In the 1966 sci-fi classic "Fantastic Voyage," an intrepid team of tiny scientists entered a comatose colleague's body via his bloodstream to search for and destroy a blood clot in his brain. I've spent the last week in meetings here and on Morningside begin carried along in the University's circulatory system trying to understand its neurology. There are some clots, but not as many as one would think. And while it's not quite up to the level of a fantastic voyage, it's been enlightening and helpful...

Lamont Weekly Report, February 4, 2011

Monday, 31 January: Driving down the PIP after work, I hit a pothole. My front tire doesn't go flat; it actually breaks. New tire on backorder.  Tuesday, 1 February, Day 1 of the interim: Pat O'Reilly calls me at 6AM to tell me that the buses can probably run, and that I would lose credibility if I declared a snow day. We decide to stay open.

Wednesday, 2 February, Day 2 of the interim: The heck with credibility; the sidewalks are too slippery for safe walking. Pat recommends a delayed opening and we call it. Then, a water main breaks on campus.

And so it goes...

Lamont Weekly Report, January 28, 2011

I flew out to Seoul, South Korea last Saturday for the annual mtg of the global ocean institution directors - there were 28 there - from China, South Africa, Brazil as well as the usual suspects from the UK and Europe, and of course Scripps, Woods Hole and Hawaii.  It was a worthwhile meeting though I have to admit that there were no earth-shaking conclusions.  We heard presentations from the new head of the UN Intergovernmental Oceanographic Commission (IOC) - Wendy Watson Wright - who promised (as have several of her predecessors) to breath new life into this bureaucratic UNESCO entity. The one positive note however: despite everyone's grumbling about funding shortages, the reality is that the number of 'permanent' ocean observation stations around the globe is steadily on the rise. Certainly compared with ten years ago one can claim that truly substantial progress has been made.

Lamont Weekly Report, January 21, 2011

Thanks to the skill and hard work of Sean Higgins and his team in the Marine Office, the shipyard work ongoing in San Francisco on Langseth is proceeding extremely well. Completing shipyard work on schedule is generally unheard of, but we seem close to achieving this incredible feat, thanks to close and careful management. She will sail back south to the warmer climes of the Scripps facility in San Diego to complete the remainder of the maintenance work...
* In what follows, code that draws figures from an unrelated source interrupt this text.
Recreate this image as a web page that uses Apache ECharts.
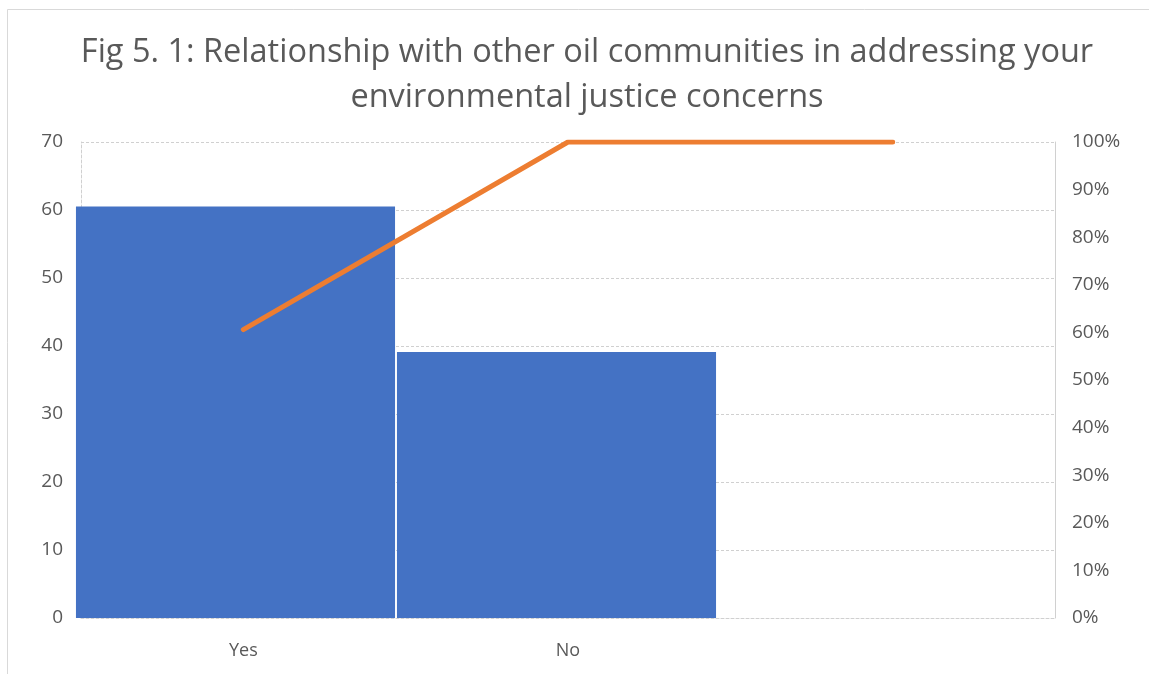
<!DOCTYPE html>
<html>
<head>
<meta charset="utf-8">
<script src="https://cdn.jsdelivr.net/npm/echarts@6/dist/echarts.min.js"></script>
<style>
  html, body { margin: 0; padding: 0; background: #fff; }
  #chart { width: 1149px; height: 674px; }
</style>
</head>
<body>
<div id="chart"></div>
<script>
// Responses and their cumulative share (Pareto layout)
const categories = ['Yes', 'No', ''];
const counts = [60.5, 39.1, null];
const cumulativePct = [60.6, 100, 100];
const countTicks = [0, 10, 20, 30, 40, 50, 60, 70];
const pctTicks = [0, 10, 20, 30, 40, 50, 60, 70, 80, 90, 100];

const textColor = '#595959';
const font = '"Open Sans", "Noto Sans", sans-serif';
const gridColor = '#d0d0d0';

const chart = echarts.init(document.getElementById('chart'), null, { renderer: 'canvas' });

chart.setOption({
  animation: false,
  backgroundColor: '#ffffff',
  title: {
    text: 'Fig 5. 1: Relationship with other oil communities in addressing your\nenvironmental justice concerns',
    left: 582,
    textAlign: 'center',
    top: 25,
    textStyle: {
      color: textColor,
      fontFamily: font,
      fontWeight: 'normal',
      fontSize: 32.5,
      lineHeight: 45
    }
  },
  // outer frame of the figure
  graphic: [{
    type: 'rect',
    shape: { x: 7.5, y: 9.5, width: 1200, height: 700 },
    style: { fill: 'none', stroke: '#d9d9d9', lineWidth: 1 },
    silent: true
  }],
  grid: [
    { left: 81, right: 94, top: 142, bottom: 56, containLabel: false },
    { left: 75, right: 111, top: 142, bottom: 56, containLabel: false }
  ],
  xAxis: [
    {
      type: 'category', gridIndex: 0, data: categories, boundaryGap: true,
      axisLine: { show: true, lineStyle: { color: gridColor, type: [3, 2] } },
      axisTick: { show: false },
      axisLabel: { color: textColor, fontFamily: font, fontSize: 18, margin: 24 }
    },
    {
      type: 'category', gridIndex: 1, data: categories, boundaryGap: true,
      show: false
    }
  ],
  yAxis: [
    {
      type: 'value', gridIndex: 0, min: 0, max: 70, interval: 10,
      axisLine: { show: true, lineStyle: { color: gridColor, type: [3, 2] } },
      axisTick: { show: false },
      splitLine: { show: true, lineStyle: { color: gridColor, type: [3, 2] } },
      axisLabel: {
        color: textColor, fontFamily: font, fontSize: 19, margin: 18,
        formatter: v => countTicks.includes(v) ? String(v) : ''
      }
    },
    {
      type: 'value', gridIndex: 0, min: 0, max: 100, interval: 10, position: 'right',
      axisLine: { show: true, lineStyle: { color: gridColor } },
      axisTick: { show: false },
      splitLine: { show: false },
      axisLabel: {
        color: textColor, fontFamily: font, fontSize: 19, margin: 17,
        formatter: v => pctTicks.includes(v) ? v + '%' : ''
      }
    },
    {
      type: 'value', gridIndex: 1, min: 0, max: 70, interval: 10, show: false
    }
  ],
  series: [
    {
      name: 'Count',
      type: 'bar',
      xAxisIndex: 1,
      yAxisIndex: 2,
      data: counts,
      barCategoryGap: '0.6%',
      itemStyle: { color: '#4472C4' },
      z: 2
    },
    {
      name: 'Cumulative %',
      type: 'line',
      xAxisIndex: 0,
      yAxisIndex: 1,
      data: cumulativePct,
      showSymbol: false,
      lineStyle: { color: '#ED7D31', width: 5, cap: 'round' },
      itemStyle: { color: '#ED7D31' },
      z: 3
    }
  ]
});
</script>
</body>
</html>
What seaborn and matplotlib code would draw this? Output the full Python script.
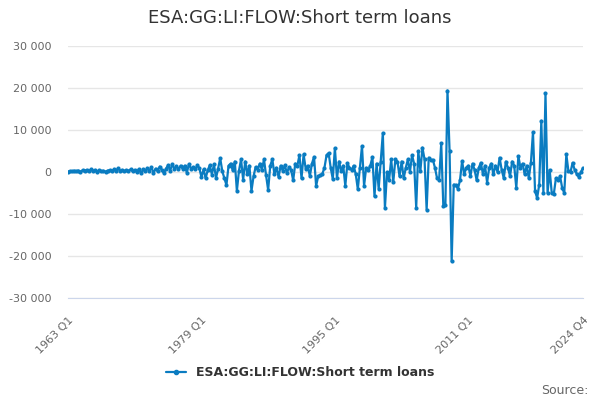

Lamont Weekly Report, January 14, 2011

Second guessing decisions about snow closures is always a tiresome business, but I always do it.  Given the way it turned out we could probably have opened earlier than noon on Wednesday. Dick Greco and his crew did their usual remarkable job of clearing our roads and sidewalks, so when I came in at around 11 the campus was already in
great shape. Too much snow already this year.